- Instructions for the task -
Locate every line below that contains the word "this" and copy it.
--- START Supplied records ---
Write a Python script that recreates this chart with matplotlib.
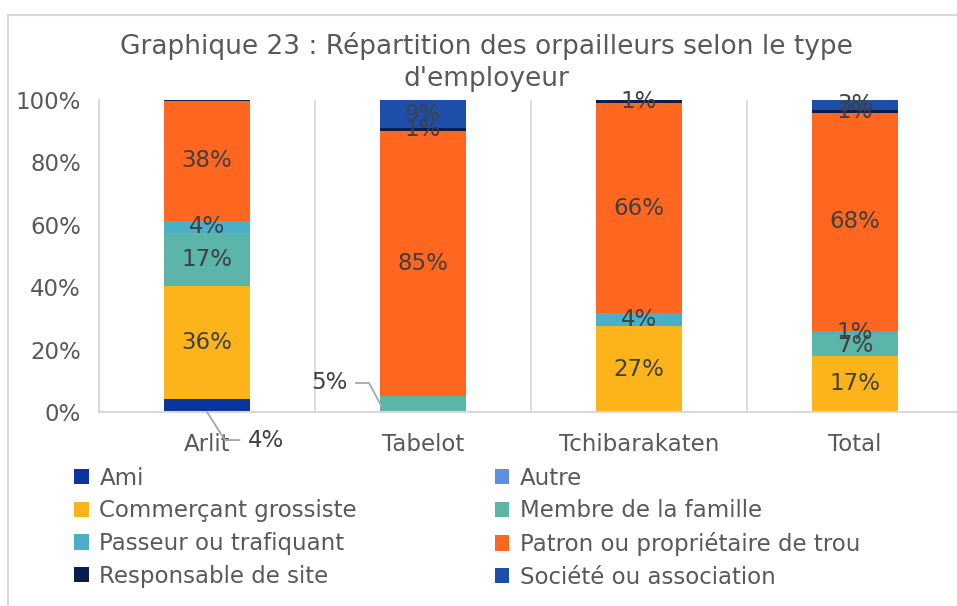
import numpy as np
import matplotlib
matplotlib.use("Agg")
import matplotlib.pyplot as plt
from matplotlib.patches import Rectangle

plt.rcParams['font.family'] = ['DejaVu Sans']

sites = ["Arlit", "Tabelot", "Tchibarakaten", "Total"]
series = ["Ami", "Autre", "Commerçant grossiste", "Membre de la famille",
          "Passeur ou trafiquant", "Patron ou propriétaire de trou",
          "Responsable de site", "Société ou association"]
ami = [4, 0, 0, 0.4]
autre = [0, 0, 0, 0]
commercant = [36, 0, 27, 17]
membre = [17, 5, 0, 7]
passeur = [4, 0, 4, 1]
patron = [38, 85, 66, 68]
responsable = [0.4, 1, 1, 1]
societe = [0, 9, 0, 3]
colors = ["#0A35A0", "#5B8FE0", "#FDB41A", "#5BB5A9",
          "#4AB0C8", "#FF661F", "#0B1D4D", "#1D4FAA"]

values = [ami, autre, commercant, membre, passeur, patron, responsable, societe]
totals = np.sum(np.array(values, dtype=float), axis=0)

FS = 16.5
fig = plt.figure(figsize=(9.57, 6.06), dpi=100)
fig.patches.append(Rectangle((0.008, -0.01), 1.0, 0.985, transform=fig.transFigure,
                             fill=False, edgecolor="#d9d9d9", linewidth=1.5))
ax = fig.add_axes([99 / 957, 1 - 412 / 606, 864 / 957, 312 / 606])

x = np.arange(len(sites))
bottom = np.zeros(len(sites))
handles = []
for name, vals, col in zip(series, values, colors):
    raw = np.array(vals, dtype=float)
    v = raw / totals * 100
    b = ax.bar(x, v, 0.4, bottom=bottom, color=col, label=name, zorder=2)
    handles.append(b)
    for i in range(len(sites)):
        if raw[i] < 0.5:
            continue
        lbl = "%d%%" % raw[i]
        yc = bottom[i] + v[i] / 2
        if name == "Ami" and i == 0:
            ax.plot([x[i], x[i] + 0.083, x[i] + 0.15], [0, -9, -9],
                    color="#a6a6a6", lw=1.3, clip_on=False, zorder=3)
            ax.text(x[i] + 0.19, -9, lbl, ha="left", va="center", fontsize=FS,
                    color="#404040", clip_on=False)
        elif name == "Membre de la famille" and i == 1:
            ax.plot([x[i] - 0.31, x[i] - 0.25, x[i] - 0.19], [9.3, 9.3, 1.6],
                    color="#a6a6a6", lw=1.3, clip_on=False, zorder=3)
            ax.text(x[i] - 0.35, 9.3, lbl, ha="right", va="center", fontsize=FS,
                    color="#404040")
        else:
            ax.text(x[i], yc, lbl, ha="center", va="center", fontsize=FS,
                    color="#404040", zorder=3)
    bottom += v

ax.set_xlim(-0.5, 3.5)
ax.set_ylim(0, 100)
ax.set_yticks(range(0, 101, 20))
ax.set_yticklabels(["%d%%" % t for t in range(0, 101, 20)])
ax.set_xticks(x)
ax.set_xticklabels(sites)
ax.tick_params(axis="both", length=0, labelsize=FS, colors="#595959")
ax.tick_params(axis="x", pad=15)
ax.tick_params(axis="y", pad=13)
for s in ["top", "right"]:
    ax.spines[s].set_visible(False)
for s in ["bottom", "left"]:
    ax.spines[s].set_color("#d9d9d9")
    ax.spines[s].set_linewidth(1.5)
for sep in [0.5, 1.5, 2.5]:
    ax.axvline(sep, color="#d9d9d9", lw=1.3, zorder=1)

fig.text(0.508, 0.898, "Graphique 23 : Répartition des orpailleurs selon le type\nd'employeur",
         ha="center", va="center", fontsize=19, color="#595959", linespacing=1.3)

order = [0, 2, 4, 6, 1, 3, 5, 7]
fig.legend([handles[k] for k in order], [series[k] for k in order], ncol=2,
           loc="upper left", bbox_to_anchor=(0.068, 0.245), frameon=False,
           fontsize=FS, labelcolor="#595959", handlelength=0.65, handleheight=0.65,
           handletextpad=0.45, columnspacing=6.0, labelspacing=0.42,
           borderaxespad=0)

fig.savefig("out.png", dpi=100)
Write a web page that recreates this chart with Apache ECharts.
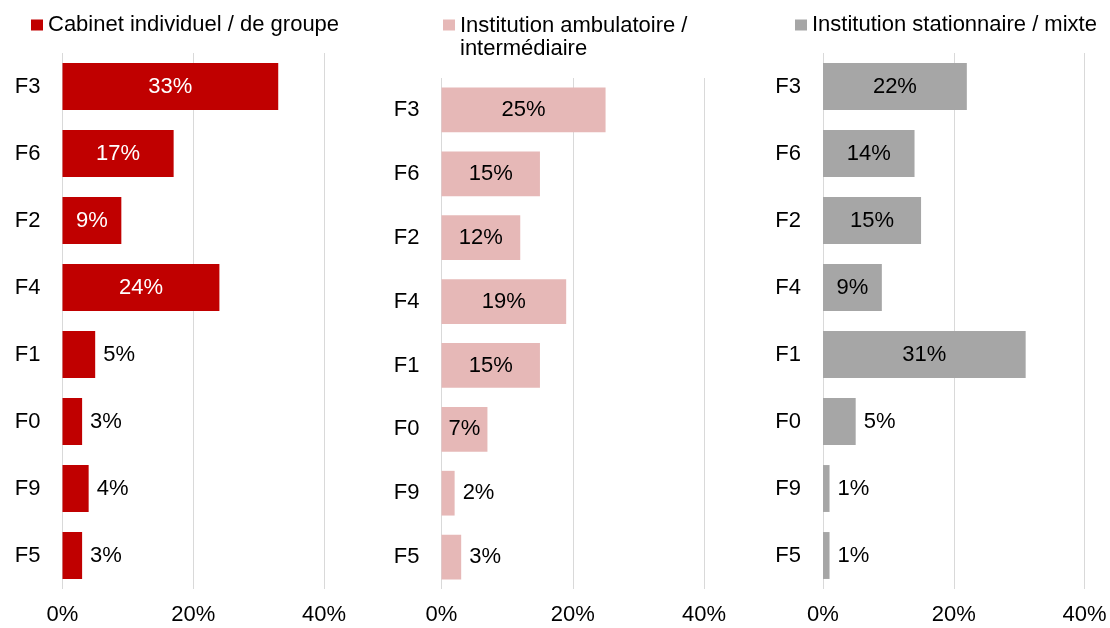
--- END Supplied records ---
- Finished task -
Write a Python script that recreates this chart with matplotlib.
Write a web page that recreates this chart with Apache ECharts.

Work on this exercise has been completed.